───── Entries shown ─────

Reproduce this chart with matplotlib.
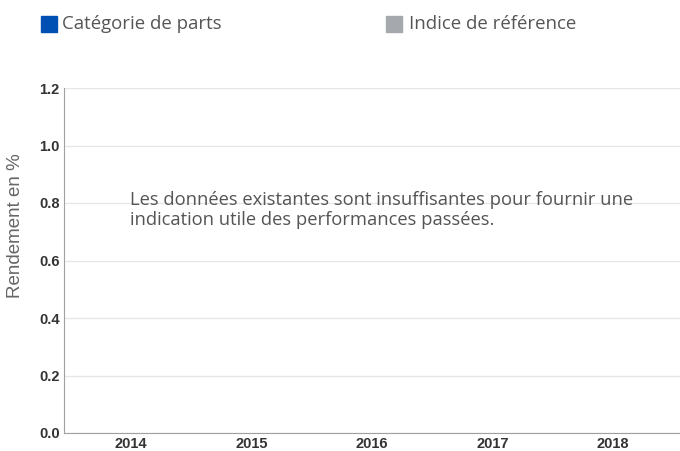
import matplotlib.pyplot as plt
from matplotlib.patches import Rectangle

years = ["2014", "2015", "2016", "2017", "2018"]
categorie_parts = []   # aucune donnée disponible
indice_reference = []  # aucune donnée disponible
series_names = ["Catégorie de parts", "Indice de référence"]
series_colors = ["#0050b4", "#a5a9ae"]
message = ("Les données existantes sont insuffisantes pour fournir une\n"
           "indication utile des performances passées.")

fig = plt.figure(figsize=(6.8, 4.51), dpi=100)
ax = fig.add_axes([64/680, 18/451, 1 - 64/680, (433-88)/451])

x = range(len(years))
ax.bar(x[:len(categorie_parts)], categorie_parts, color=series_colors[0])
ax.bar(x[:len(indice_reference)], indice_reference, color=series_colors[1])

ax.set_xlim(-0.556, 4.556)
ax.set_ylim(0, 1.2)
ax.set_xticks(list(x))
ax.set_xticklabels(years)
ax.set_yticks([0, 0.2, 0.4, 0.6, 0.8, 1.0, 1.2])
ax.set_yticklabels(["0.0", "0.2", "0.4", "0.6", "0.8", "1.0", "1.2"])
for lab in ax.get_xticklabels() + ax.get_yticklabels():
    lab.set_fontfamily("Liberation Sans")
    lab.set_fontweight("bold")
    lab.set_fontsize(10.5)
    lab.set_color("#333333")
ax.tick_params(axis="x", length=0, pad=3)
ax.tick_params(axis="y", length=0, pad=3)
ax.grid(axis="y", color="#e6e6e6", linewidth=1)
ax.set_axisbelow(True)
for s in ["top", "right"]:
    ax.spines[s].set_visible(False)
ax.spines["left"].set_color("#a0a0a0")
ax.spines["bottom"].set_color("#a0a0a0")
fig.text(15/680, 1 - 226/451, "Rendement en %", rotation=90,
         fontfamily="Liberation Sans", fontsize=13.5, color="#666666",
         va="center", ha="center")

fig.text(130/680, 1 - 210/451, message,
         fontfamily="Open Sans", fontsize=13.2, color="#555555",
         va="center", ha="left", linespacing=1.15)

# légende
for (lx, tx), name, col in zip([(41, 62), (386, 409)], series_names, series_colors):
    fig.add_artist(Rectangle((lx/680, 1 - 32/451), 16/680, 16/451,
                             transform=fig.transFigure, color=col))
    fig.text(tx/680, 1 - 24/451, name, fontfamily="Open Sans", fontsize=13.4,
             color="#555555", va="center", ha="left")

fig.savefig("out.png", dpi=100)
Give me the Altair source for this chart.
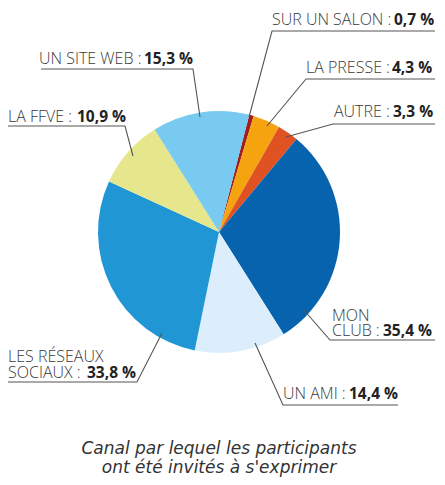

─────
───── Entries shown ─────

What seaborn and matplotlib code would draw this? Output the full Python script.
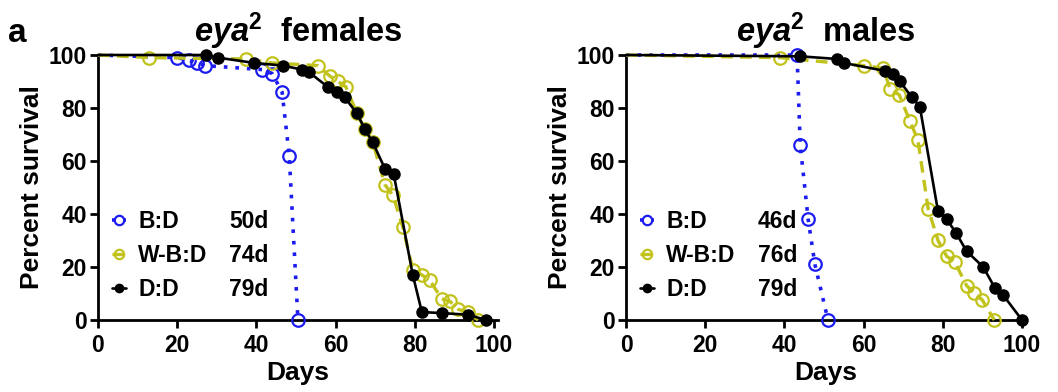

─────
───── Entries shown ─────

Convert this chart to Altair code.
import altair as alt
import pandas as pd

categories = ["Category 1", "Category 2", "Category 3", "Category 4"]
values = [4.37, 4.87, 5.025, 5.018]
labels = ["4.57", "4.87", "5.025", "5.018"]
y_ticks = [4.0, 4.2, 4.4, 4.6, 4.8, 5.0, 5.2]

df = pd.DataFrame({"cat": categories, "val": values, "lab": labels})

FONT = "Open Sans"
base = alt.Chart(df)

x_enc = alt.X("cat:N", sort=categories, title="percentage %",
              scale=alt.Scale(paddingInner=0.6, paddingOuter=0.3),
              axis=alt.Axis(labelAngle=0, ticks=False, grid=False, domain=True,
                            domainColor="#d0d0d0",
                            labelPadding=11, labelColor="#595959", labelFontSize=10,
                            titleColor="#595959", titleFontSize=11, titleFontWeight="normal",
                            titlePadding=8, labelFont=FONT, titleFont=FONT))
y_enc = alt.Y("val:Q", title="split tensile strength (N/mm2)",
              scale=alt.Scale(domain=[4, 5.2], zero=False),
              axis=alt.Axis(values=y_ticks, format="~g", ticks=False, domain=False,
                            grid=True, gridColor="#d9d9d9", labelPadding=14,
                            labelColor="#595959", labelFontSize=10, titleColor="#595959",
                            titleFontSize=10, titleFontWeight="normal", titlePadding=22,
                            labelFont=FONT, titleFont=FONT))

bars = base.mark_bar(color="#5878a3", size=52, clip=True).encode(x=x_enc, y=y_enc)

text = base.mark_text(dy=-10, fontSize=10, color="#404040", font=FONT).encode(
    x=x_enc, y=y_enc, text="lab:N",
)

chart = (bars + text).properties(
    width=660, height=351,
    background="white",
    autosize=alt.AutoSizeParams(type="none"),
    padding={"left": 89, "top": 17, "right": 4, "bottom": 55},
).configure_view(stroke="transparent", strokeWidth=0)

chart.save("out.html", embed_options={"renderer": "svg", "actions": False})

─────

Your copy should hold only the lines from the one containing "Reproduce this chart with matplotlib." through the one containing "ax = fig.add_axes([64/680, 18/451, 1", word for word, with no pictures.

Reproduce this chart with matplotlib.
import matplotlib.pyplot as plt
from matplotlib.patches import Rectangle

years = ["2014", "2015", "2016", "2017", "2018"]
categorie_parts = []   # aucune donnée disponible
indice_reference = []  # aucune donnée disponible
series_names = ["Catégorie de parts", "Indice de référence"]
series_colors = ["#0050b4", "#a5a9ae"]
message = ("Les données existantes sont insuffisantes pour fournir une\n"
           "indication utile des performances passées.")

fig = plt.figure(figsize=(6.8, 4.51), dpi=100)
ax = fig.add_axes([64/680, 18/451, 1 - 64/680, (433-88)/451])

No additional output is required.